«Prendete i nostri commenti e disseminateli ovunque. Forum online, sezione commenti dei maggiori giornali nazionali e locali, social network. La nostra è una guerriglia culturale». La chiamata alle armi di Vox News, sito di propaganda sovranista e xenofoba con Rambo in home page, non è passata inascoltata. Un paio di post per lanciare una campagna contro «le toghe rosse» che parte dal caso Diciotti e investe gran parte della magistratura, bollata come «di sinistra» e anti Salvini.

Il 24 gennaio, dopo l’invio al Senato della richiesta di autorizzazione a procedere, Vox News annuncia «l’inizio di un’offensiva che si farà durissima » e «un tentativo di colpo di Stato delle magistrature rosse». In particolare, «secondo alcune informazioni, il tribunale dei ministri di Catania sarebbe composto da 3 membri di Magistratura Democratica, la corrente di minoranza della magistratura. Di estrema sinistra. La stessa alla quale appartiene Patronaggio, il procuratore di Agrigento da cui partì l’indagine. (...) Un partito di sinistra della magistratura - legato al Pd - sembra interessato a processare il leader del primo partito italiano. E che vuole riaprire i porti attraverso una decisione non legislativa, ma giudiziaria.
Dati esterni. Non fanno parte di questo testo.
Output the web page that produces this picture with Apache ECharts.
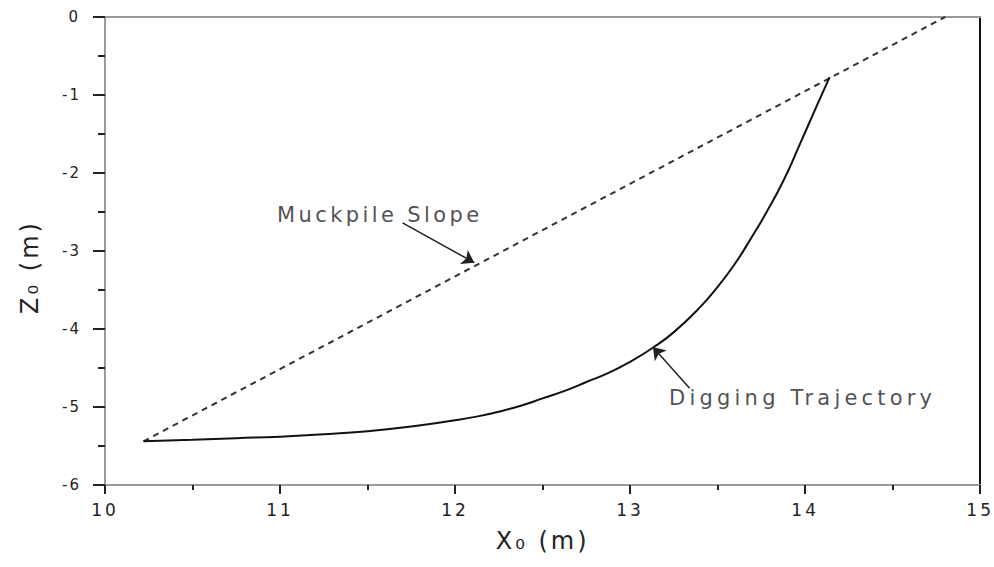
<!DOCTYPE html>
<html>
<head>
<meta charset="utf-8">
<script src="https://cdn.jsdelivr.net/npm/echarts@6/dist/echarts.min.js"></script>
<style>
html,body{margin:0;padding:0;background:#fff;}
#chart{width:994px;height:567px;}
</style>
</head>
<body>
<div id="chart"></div>
<script>
// ---- data ----
var trajX = [10.22, 10.50, 10.75, 11.00, 11.25, 11.50, 11.75, 12.00, 12.13, 12.25, 12.38, 12.50, 12.63, 12.75, 12.88, 13.00, 13.13, 13.25, 13.40, 13.50, 13.60, 13.69, 13.78, 13.88, 13.97, 14.07, 14.14];
var trajZ = [-5.44, -5.42, -5.40, -5.38, -5.35, -5.31, -5.25, -5.17, -5.12, -5.06, -4.98, -4.89, -4.79, -4.68, -4.56, -4.42, -4.24, -4.04, -3.72, -3.46, -3.16, -2.84, -2.50, -2.08, -1.63, -1.12, -0.77];
var slopeX = [10.22, 14.80];
var slopeZ = [-5.44, 0.00];
var xTicks = [10, 11, 12, 13, 14, 15];
var zTicks = [-6, -5, -4, -3, -2, -1, 0];
var xName = 'X\u2080 (m)';
var zName = 'Z\u2080 (m)';
var labelTexts = ['Muckpile Slope', 'Digging Trajectory'];
var labelX = [10.98, 13.22];
var labelZ = [-2.54, -4.89];
var arrowFromX = [11.70, 13.34];
var arrowFromZ = [-2.64, -4.76];
var arrowToX = [12.11, 13.13];
var arrowToZ = [-3.15, -4.23];

var FONT = 'DejaVu Sans';
function zip(a, b) { return a.map(function (v, i) { return [v, b[i]]; }); }

var chart = echarts.init(document.getElementById('chart'), null, { renderer: 'svg' });

var option = {
  animation: false,
  backgroundColor: '#fff',
  grid: { left: 105, right: 13, top: 17, bottom: 82, containLabel: false },
  xAxis: [{
    type: 'value', position: 'bottom',
    min: xTicks[0], max: xTicks[xTicks.length - 1], interval: 1,
    axisLine: { show: true, onZero: false, lineStyle: { color: '#999', width: 2 } },
    axisTick: { show: true, length: 9, lineStyle: { color: '#222', width: 2 } },
    minorTick: { show: true, splitNumber: 2, length: 5, lineStyle: { color: '#222', width: 2 } },
    axisLabel: { margin: 16, fontSize: 17, fontFamily: FONT, color: '#222' },
    splitLine: { show: false },
    name: xName,
    nameLocation: 'middle', nameGap: 44,
    nameTextStyle: { fontSize: 24, fontFamily: FONT, color: '#222' }
  }, {
    type: 'value', position: 'top',
    min: xTicks[0], max: xTicks[xTicks.length - 1], interval: 1,
    axisLine: { show: true, onZero: false, lineStyle: { color: '#999', width: 2 } },
    axisTick: { show: false }, axisLabel: { show: false }, splitLine: { show: false }
  }],
  yAxis: [{
    type: 'value', position: 'left',
    min: zTicks[0], max: zTicks[zTicks.length - 1], interval: 1,
    axisLine: { show: true, onZero: false, lineStyle: { color: '#999', width: 2 } },
    axisTick: { show: true, length: 12, lineStyle: { color: '#222', width: 2 } },
    minorTick: { show: true, splitNumber: 2, length: 7, lineStyle: { color: '#222', width: 2 } },
    axisLabel: { margin: 24, fontSize: 15, fontFamily: FONT, color: '#222' },
    splitLine: { show: false },
    name: zName,
    nameLocation: 'middle', nameRotate: 90, nameGap: 63,
    nameTextStyle: { fontSize: 24, fontFamily: FONT, color: '#222', padding: [0, 32, 0, 0] }
  }, {
    type: 'value', position: 'right',
    min: zTicks[0], max: zTicks[zTicks.length - 1], interval: 1,
    axisLine: { show: true, onZero: false, lineStyle: { color: '#111', width: 2 } },
    axisTick: { show: false }, axisLabel: { show: false }, splitLine: { show: false }
  }],
  series: [{
    name: 'Digging Trajectory',
    type: 'line', xAxisIndex: 0, yAxisIndex: 0,
    data: zip(trajX, trajZ),
    smooth: 0.5, showSymbol: false, symbol: 'none',
    lineStyle: { color: '#111', width: 2 },
    z: 3
  }, {
    name: 'Muckpile Slope',
    type: 'line', xAxisIndex: 0, yAxisIndex: 0,
    data: zip(slopeX, slopeZ),
    showSymbol: false, symbol: 'none',
    lineStyle: { color: '#333', width: 2, type: [6, 5] },
    markLine: {
      silent: true, animation: false,
      symbol: ['none', 'arrow'], symbolSize: 12,
      label: { show: false },
      lineStyle: { color: '#222', width: 1.5, type: 'solid' },
      data: arrowFromX.map(function (v, i) {
        return [{ coord: [v, arrowFromZ[i]] }, { coord: [arrowToX[i], arrowToZ[i]] }];
      })
    },
    z: 2
  }, {
    name: 'labels',
    type: 'scatter', xAxisIndex: 0, yAxisIndex: 0,
    data: labelX.map(function (v, i) { return [v, labelZ[i], labelTexts[i]]; }),
    symbolSize: 1, itemStyle: { color: 'rgba(0,0,0,0)' }, silent: true,
    label: {
      show: true, position: 'right', distance: 0,
      formatter: function (p) { return p.value[2]; },
      fontSize: 21, fontFamily: FONT, color: '#222'
    },
    z: 4
  }]
};
chart.setOption(option);

var spacing = { 'Muckpile Slope': '3.4px', 'Digging Trajectory': '4.2px' };
function applySpacing() {
  var texts = document.querySelectorAll('#chart svg text');
  texts.forEach(function (t) {
    var s = t.textContent;
    if (spacing[s]) t.style.letterSpacing = spacing[s];
    else if (/^-?\d+$/.test(s)) t.style.letterSpacing = (s.indexOf('-') === 0 ? '2px' : '3px');
    else t.style.letterSpacing = '3px';
  });
}
applySpacing();
chart.on('finished', applySpacing);
setTimeout(applySpacing, 50);
</script>
</body>
</html>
Questo è un colpo di Stato».

A dispetto del logo «fact checking» che campeggia accanto al testo, la notizia è una bufala. Nessuno dei quattro magistrati citati è iscritto a Magistratura Democratica. Ma tanto basta per costruire la teoria cospirazionista e «suffragarla» con una fantomatica lista di seimila toghe rosse (su circa ottomila magistrati).

Nei giorni successivi Vox News pubblica un paio di aggiornamenti: le toghe rosse del caso Diciotti sono due e non quattro (comunque un falso), la lista viene rimossa «per evitare fraintendimenti», restano la tesi di fondo («le toghe rosse vogliono rovesciare la democrazia») e la foto del procuratore Patronaggio (il volto sinistramente cerchiato) in piedi con altre persone mentre ascolta Renzi. Come si trattasse di un comizio del Pd. In realtà la foto risale alla fine del 2017 quando Renzi (all’epoca segretario Pd) assieme all’allora guardasigilli Orlando andò a visitare la «stanza della memoria», l’ufficio del palazzo di giustizia di Agrigento dove lavorava il giudice Rosario Livatino ucciso dalla mafia nel settembre 1990. Patronaggio era lì, ovviamente, in quanto padrone di casa.

Falsità e mistificazioni diventano il carburante di una campagna d’odio con centinaia di tweet ogni giorno, che si propaga da quel momento su migliaia di blog e profili social, nella stragrande maggioranza con nomi di fantasia corredati da bandierine italiane e simbologie fasciste. Alcuni nomi: @StopInvasione, @Noalrazzismocontrogliitaliani, @litaliasiamonoiitaliani. La tecnica è quella di ottenere visibilità andando a rimorchio dei profili social di mass media e politici, oppure direttamente sulle pagine dei «nemici», o intercettando i trend topic del momento.

Tra i duemila e i diecimila follower, di piccola-media portata. Perfetti per propalare la «guerriglia culturale» con tweet tipo «Magistratura Democratica, il partito degli immigrazionisti schiavisti europeisti disposti a tutto». E per portarla in casa dei magistrati progressisti. Ovvero sul profilo Facebook di Magistratura Democratica. Fino a un paio di settimane fa riservato a una ristretta platea di addetti ai lavori, adesso travolto da messaggi infamanti e violenti.

Nelle mailing list interne di Magistratura Democratica si è aperto un dibattito. Una parte degli iscritti propone di chiudere il profilo Facebook, perché «non possiamo difenderci da una azione organizzata con tecniche professionali».

La segretaria di Md, Mariarosaria Guglielmi, non ci sta: «C’è un clima di intimidazione indegno di un Paese europeo. L’attacco orchestrato ad arte ha l’obiettivo di recludere la magistrature in stanze chiuse lasciandola senza voce. Ma non possiamo cedere».